**Source material**
━━━━━━━━━━━━━━━━━━━━━━━━━━━━━━

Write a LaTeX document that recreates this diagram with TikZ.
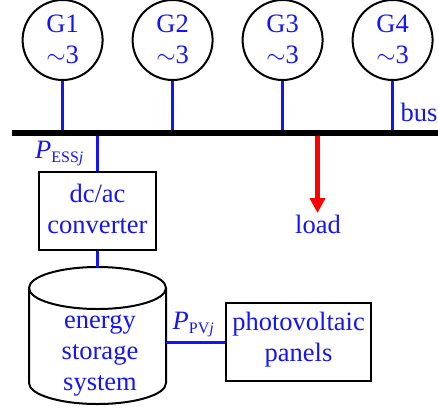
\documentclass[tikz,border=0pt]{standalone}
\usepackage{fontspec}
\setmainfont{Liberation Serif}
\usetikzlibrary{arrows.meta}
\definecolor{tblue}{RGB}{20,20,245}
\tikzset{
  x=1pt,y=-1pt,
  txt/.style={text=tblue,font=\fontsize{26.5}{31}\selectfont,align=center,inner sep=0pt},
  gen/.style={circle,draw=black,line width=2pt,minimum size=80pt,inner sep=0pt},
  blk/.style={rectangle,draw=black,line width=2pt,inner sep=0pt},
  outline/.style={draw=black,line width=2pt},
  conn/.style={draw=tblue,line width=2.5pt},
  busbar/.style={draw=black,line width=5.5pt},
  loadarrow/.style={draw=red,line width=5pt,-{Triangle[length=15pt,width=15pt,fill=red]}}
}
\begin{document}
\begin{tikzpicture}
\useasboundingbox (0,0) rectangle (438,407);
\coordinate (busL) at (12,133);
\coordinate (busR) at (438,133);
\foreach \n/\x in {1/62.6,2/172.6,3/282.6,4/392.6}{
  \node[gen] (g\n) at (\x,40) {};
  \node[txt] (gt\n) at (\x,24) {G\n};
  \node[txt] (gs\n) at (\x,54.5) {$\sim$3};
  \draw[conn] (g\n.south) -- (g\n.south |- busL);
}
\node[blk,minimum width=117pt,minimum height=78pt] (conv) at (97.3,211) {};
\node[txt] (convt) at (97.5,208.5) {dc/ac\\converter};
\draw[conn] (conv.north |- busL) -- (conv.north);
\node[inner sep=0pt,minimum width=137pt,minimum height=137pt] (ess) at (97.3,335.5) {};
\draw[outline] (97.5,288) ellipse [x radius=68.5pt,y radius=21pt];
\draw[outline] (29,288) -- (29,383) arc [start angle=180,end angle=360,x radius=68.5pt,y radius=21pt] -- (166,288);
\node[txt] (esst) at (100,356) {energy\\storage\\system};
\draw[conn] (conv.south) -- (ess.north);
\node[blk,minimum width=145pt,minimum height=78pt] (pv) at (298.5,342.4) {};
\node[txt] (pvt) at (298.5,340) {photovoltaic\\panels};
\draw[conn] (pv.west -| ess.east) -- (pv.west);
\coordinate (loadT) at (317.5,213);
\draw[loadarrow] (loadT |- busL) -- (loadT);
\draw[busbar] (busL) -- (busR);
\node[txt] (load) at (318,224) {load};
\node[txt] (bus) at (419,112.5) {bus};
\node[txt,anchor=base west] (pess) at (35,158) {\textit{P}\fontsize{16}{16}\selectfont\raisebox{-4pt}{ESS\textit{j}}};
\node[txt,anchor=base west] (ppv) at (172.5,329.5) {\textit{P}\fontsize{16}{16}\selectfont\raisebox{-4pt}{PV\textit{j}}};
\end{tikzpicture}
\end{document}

━━━━━━━━━━━━━━━━━━━━━━━━━━━━━━

**Goal**
Write out the listing word for word, omitting the pictures it holds.

**Solution to the exercise**
Write a LaTeX document that recreates this diagram with TikZ.
\documentclass[tikz,border=0pt]{standalone}
\usepackage{fontspec}
\setmainfont{Liberation Serif}
\usetikzlibrary{arrows.meta}
\definecolor{tblue}{RGB}{20,20,245}
\tikzset{
  x=1pt,y=-1pt,
  txt/.style={text=tblue,font=\fontsize{26.5}{31}\selectfont,align=center,inner sep=0pt},
  gen/.style={circle,draw=black,line width=2pt,minimum size=80pt,inner sep=0pt},
  blk/.style={rectangle,draw=black,line width=2pt,inner sep=0pt},
  outline/.style={draw=black,line width=2pt},
  conn/.style={draw=tblue,line width=2.5pt},
  busbar/.style={draw=black,line width=5.5pt},
  loadarrow/.style={draw=red,line width=5pt,-{Triangle[length=15pt,width=15pt,fill=red]}}
}
\begin{document}
\begin{tikzpicture}
\useasboundingbox (0,0) rectangle (438,407);
\coordinate (busL) at (12,133);
\coordinate (busR) at (438,133);
\foreach \n/\x in {1/62.6,2/172.6,3/282.6,4/392.6}{
  \node[gen] (g\n) at (\x,40) {};
  \node[txt] (gt\n) at (\x,24) {G\n};
  \node[txt] (gs\n) at (\x,54.5) {$\sim$3};
  \draw[conn] (g\n.south) -- (g\n.south |- busL);
}
\node[blk,minimum width=117pt,minimum height=78pt] (conv) at (97.3,211) {};
\node[txt] (convt) at (97.5,208.5) {dc/ac\\converter};
\draw[conn] (conv.north |- busL) -- (conv.north);
\node[inner sep=0pt,minimum width=137pt,minimum height=137pt] (ess) at (97.3,335.5) {};
\draw[outline] (97.5,288) ellipse [x radius=68.5pt,y radius=21pt];
\draw[outline] (29,288) -- (29,383) arc [start angle=180,end angle=360,x radius=68.5pt,y radius=21pt] -- (166,288);
\node[txt] (esst) at (100,356) {energy\\storage\\system};
\draw[conn] (conv.south) -- (ess.north);
\node[blk,minimum width=145pt,minimum height=78pt] (pv) at (298.5,342.4) {};
\node[txt] (pvt) at (298.5,340) {photovoltaic\\panels};
\draw[conn] (pv.west -| ess.east) -- (pv.west);
\coordinate (loadT) at (317.5,213);
\draw[loadarrow] (loadT |- busL) -- (loadT);
\draw[busbar] (busL) -- (busR);
\node[txt] (load) at (318,224) {load};
\node[txt] (bus) at (419,112.5) {bus};
\node[txt,anchor=base west] (pess) at (35,158) {\textit{P}\fontsize{16}{16}\selectfont\raisebox{-4pt}{ESS\textit{j}}};
\node[txt,anchor=base west] (ppv) at (172.5,329.5) {\textit{P}\fontsize{16}{16}\selectfont\raisebox{-4pt}{PV\textit{j}}};
\end{tikzpicture}
\end{document}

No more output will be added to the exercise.